# [Listing]
☆ ☆ ☆ ☆ ☆

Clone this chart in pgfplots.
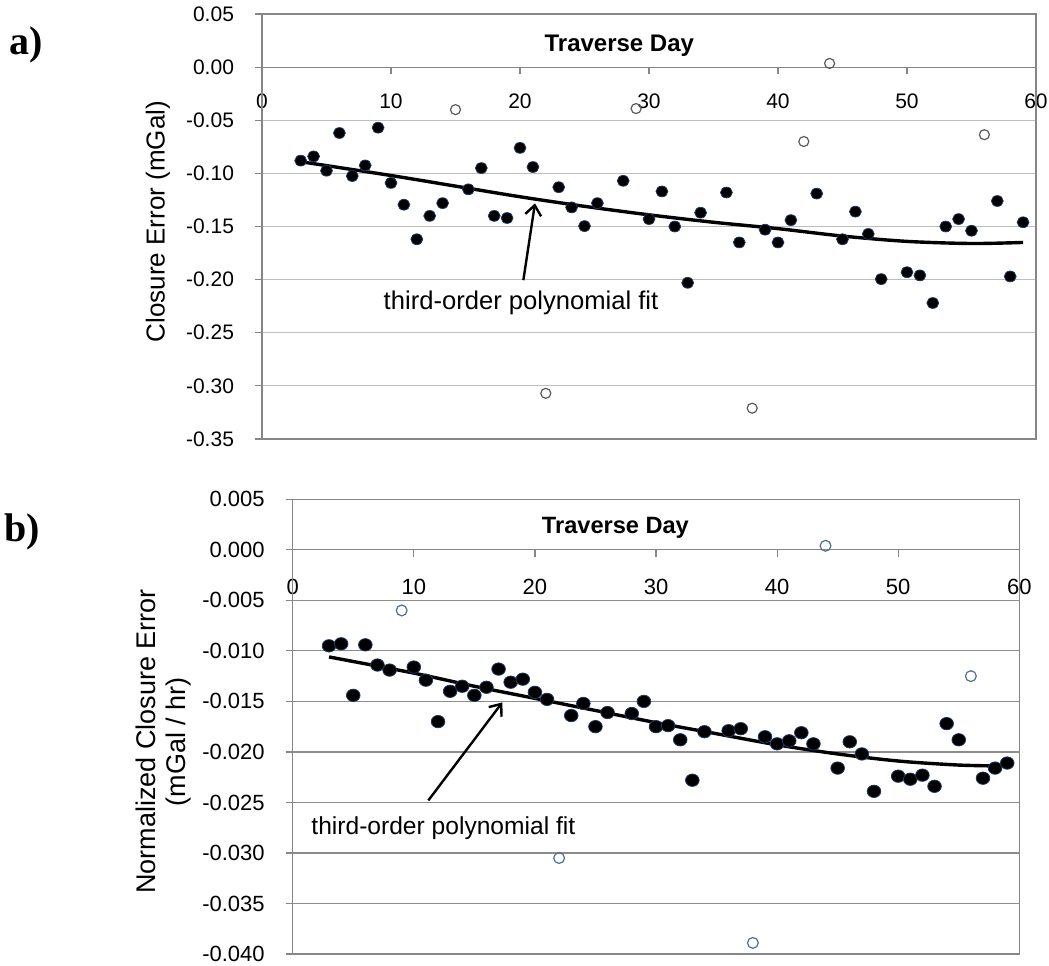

☆ ☆ ☆ ☆ ☆

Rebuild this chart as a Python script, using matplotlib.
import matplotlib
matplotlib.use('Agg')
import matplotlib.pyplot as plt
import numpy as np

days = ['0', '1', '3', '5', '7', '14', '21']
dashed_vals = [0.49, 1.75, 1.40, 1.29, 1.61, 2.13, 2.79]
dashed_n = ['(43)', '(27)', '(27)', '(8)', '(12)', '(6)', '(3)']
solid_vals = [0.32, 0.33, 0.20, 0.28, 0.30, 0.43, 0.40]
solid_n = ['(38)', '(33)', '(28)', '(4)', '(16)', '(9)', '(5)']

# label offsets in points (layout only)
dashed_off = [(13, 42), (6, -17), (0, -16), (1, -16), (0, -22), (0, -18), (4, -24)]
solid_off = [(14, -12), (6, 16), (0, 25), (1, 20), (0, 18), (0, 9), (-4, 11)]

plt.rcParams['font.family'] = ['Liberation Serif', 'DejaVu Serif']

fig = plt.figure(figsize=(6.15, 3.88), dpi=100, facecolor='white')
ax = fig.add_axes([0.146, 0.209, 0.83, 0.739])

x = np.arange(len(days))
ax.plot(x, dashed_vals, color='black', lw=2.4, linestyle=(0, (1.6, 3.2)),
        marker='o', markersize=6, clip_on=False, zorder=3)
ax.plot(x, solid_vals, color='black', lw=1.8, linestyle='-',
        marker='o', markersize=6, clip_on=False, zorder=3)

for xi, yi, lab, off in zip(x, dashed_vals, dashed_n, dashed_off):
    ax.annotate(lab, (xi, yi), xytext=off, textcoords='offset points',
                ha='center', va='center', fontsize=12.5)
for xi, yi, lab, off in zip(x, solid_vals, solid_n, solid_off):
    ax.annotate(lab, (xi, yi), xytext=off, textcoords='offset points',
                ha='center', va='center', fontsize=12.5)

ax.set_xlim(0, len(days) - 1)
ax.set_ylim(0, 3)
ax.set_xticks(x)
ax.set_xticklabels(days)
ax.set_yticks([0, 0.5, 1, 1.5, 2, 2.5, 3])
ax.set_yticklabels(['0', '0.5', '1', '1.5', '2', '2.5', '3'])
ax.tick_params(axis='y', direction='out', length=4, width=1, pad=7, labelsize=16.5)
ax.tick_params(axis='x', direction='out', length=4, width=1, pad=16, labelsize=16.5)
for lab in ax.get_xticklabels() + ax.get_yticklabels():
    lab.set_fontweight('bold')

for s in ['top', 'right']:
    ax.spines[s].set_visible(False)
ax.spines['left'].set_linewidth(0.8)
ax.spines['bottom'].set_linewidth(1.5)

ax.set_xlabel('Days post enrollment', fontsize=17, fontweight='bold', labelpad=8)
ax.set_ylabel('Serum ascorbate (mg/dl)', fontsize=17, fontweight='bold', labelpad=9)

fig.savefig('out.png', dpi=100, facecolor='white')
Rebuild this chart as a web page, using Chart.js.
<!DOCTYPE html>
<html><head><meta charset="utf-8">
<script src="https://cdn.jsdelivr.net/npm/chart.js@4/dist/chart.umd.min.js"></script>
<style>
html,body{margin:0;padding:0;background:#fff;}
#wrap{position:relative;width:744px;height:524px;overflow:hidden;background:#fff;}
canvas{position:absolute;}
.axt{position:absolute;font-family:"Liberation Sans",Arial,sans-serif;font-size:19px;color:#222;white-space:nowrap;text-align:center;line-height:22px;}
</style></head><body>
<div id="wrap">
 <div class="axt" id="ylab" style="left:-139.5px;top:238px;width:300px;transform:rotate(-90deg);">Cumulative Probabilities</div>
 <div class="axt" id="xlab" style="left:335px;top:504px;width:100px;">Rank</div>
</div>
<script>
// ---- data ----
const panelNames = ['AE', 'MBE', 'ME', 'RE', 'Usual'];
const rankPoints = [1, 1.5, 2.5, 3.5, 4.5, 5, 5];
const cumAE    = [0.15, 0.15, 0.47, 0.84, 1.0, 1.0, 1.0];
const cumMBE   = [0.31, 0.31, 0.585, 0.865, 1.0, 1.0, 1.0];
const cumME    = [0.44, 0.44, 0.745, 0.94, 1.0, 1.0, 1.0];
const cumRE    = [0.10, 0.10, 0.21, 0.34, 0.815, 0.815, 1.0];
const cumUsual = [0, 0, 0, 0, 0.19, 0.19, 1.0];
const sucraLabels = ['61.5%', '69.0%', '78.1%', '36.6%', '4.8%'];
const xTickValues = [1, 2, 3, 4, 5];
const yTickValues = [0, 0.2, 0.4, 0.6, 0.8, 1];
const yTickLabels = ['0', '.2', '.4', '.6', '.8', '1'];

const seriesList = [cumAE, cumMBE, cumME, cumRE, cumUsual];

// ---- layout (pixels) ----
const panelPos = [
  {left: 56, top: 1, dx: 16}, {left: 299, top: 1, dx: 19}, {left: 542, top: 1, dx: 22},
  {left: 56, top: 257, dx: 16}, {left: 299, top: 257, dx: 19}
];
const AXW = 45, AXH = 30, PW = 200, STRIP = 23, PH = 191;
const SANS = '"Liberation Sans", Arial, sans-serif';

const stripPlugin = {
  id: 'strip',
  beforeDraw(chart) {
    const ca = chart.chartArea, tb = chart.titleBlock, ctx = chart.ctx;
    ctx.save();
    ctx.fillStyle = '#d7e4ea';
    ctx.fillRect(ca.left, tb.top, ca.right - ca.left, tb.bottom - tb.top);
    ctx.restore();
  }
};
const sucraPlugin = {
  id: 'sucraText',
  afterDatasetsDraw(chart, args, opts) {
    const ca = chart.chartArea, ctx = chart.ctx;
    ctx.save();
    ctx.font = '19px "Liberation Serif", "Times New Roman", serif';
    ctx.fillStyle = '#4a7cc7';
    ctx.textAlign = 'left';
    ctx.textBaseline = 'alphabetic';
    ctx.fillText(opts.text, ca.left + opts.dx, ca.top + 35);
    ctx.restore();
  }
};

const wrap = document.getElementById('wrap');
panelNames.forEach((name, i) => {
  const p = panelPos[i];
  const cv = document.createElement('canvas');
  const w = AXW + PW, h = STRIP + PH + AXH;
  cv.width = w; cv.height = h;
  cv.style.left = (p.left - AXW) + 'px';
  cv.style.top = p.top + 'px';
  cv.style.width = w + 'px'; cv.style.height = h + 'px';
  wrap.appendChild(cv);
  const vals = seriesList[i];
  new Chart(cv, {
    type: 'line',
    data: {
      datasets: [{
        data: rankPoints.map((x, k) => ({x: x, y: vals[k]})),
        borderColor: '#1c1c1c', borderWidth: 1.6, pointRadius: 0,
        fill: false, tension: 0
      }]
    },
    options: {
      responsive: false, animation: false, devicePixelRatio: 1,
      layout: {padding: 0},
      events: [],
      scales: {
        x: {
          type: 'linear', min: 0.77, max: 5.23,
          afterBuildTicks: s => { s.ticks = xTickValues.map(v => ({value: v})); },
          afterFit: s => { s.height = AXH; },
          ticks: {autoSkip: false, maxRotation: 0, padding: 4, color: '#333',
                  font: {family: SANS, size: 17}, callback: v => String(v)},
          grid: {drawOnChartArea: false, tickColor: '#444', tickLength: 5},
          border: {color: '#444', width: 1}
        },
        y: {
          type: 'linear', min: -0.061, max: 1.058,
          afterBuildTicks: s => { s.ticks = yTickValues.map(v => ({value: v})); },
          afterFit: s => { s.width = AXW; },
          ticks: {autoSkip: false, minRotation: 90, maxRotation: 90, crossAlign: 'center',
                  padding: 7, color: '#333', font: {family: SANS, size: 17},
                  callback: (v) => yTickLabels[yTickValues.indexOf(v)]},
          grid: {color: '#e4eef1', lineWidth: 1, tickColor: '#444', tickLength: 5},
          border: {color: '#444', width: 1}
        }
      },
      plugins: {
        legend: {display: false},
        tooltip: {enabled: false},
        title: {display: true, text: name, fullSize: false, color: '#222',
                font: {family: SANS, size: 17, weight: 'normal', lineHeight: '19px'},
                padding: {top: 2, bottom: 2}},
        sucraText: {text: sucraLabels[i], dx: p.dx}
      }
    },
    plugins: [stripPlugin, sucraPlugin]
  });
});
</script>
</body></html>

☆ ☆ ☆ ☆ ☆

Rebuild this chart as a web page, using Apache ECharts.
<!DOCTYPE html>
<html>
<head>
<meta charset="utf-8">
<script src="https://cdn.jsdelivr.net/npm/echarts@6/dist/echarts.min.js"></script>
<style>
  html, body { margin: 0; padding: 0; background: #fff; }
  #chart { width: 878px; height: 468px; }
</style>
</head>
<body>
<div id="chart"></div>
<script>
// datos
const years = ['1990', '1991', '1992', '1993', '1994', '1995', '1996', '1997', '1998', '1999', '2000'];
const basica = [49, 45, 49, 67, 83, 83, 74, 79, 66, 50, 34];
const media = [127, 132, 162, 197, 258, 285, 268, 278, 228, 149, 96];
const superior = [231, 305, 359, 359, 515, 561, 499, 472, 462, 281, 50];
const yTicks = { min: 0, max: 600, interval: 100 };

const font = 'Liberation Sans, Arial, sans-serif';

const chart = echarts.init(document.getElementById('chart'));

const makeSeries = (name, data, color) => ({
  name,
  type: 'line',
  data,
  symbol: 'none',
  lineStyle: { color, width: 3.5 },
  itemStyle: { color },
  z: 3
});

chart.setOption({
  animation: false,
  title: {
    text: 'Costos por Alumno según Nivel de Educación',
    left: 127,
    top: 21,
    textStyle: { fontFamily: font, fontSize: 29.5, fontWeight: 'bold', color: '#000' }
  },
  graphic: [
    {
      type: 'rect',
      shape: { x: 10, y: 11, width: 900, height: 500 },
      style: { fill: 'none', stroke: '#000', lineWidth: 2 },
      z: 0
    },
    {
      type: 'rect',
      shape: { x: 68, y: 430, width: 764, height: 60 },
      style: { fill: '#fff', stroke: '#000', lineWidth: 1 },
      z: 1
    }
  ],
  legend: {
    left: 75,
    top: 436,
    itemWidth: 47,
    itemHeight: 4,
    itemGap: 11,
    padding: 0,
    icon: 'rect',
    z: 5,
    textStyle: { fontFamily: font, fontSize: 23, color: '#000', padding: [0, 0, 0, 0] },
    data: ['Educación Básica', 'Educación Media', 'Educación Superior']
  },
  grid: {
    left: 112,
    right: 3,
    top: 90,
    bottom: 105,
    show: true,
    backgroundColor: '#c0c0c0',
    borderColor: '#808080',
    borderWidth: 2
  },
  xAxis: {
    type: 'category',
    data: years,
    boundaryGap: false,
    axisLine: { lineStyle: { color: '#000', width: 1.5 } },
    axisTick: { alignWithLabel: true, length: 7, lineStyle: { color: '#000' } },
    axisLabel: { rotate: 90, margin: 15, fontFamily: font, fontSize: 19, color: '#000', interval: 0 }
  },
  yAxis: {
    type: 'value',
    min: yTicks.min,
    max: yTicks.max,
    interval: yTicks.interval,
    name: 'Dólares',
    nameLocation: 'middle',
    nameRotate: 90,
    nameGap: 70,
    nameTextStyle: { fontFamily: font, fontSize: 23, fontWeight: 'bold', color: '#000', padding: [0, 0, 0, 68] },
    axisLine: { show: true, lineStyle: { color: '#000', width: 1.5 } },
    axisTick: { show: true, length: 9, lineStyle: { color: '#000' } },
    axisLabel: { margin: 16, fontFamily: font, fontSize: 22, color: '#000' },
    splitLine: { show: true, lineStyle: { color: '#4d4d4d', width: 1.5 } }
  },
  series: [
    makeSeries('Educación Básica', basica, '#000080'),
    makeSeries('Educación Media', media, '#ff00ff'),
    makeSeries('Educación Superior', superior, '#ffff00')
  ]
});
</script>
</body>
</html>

☆ ☆ ☆ ☆ ☆

In the listing above, locate the line containing "Rebuild this chart as a Python" and the line containing "solid_n = ['(38)', '(33)', '(28)', '(4)', '(16)', '(9)', '(5)']". Transcribe those two lines and everything between them, exactly as written.

Rebuild this chart as a Python script, using matplotlib.
import matplotlib
matplotlib.use('Agg')
import matplotlib.pyplot as plt
import numpy as np

days = ['0', '1', '3', '5', '7', '14', '21']
dashed_vals = [0.49, 1.75, 1.40, 1.29, 1.61, 2.13, 2.79]
dashed_n = ['(43)', '(27)', '(27)', '(8)', '(12)', '(6)', '(3)']
solid_vals = [0.32, 0.33, 0.20, 0.28, 0.30, 0.43, 0.40]
solid_n = ['(38)', '(33)', '(28)', '(4)', '(16)', '(9)', '(5)']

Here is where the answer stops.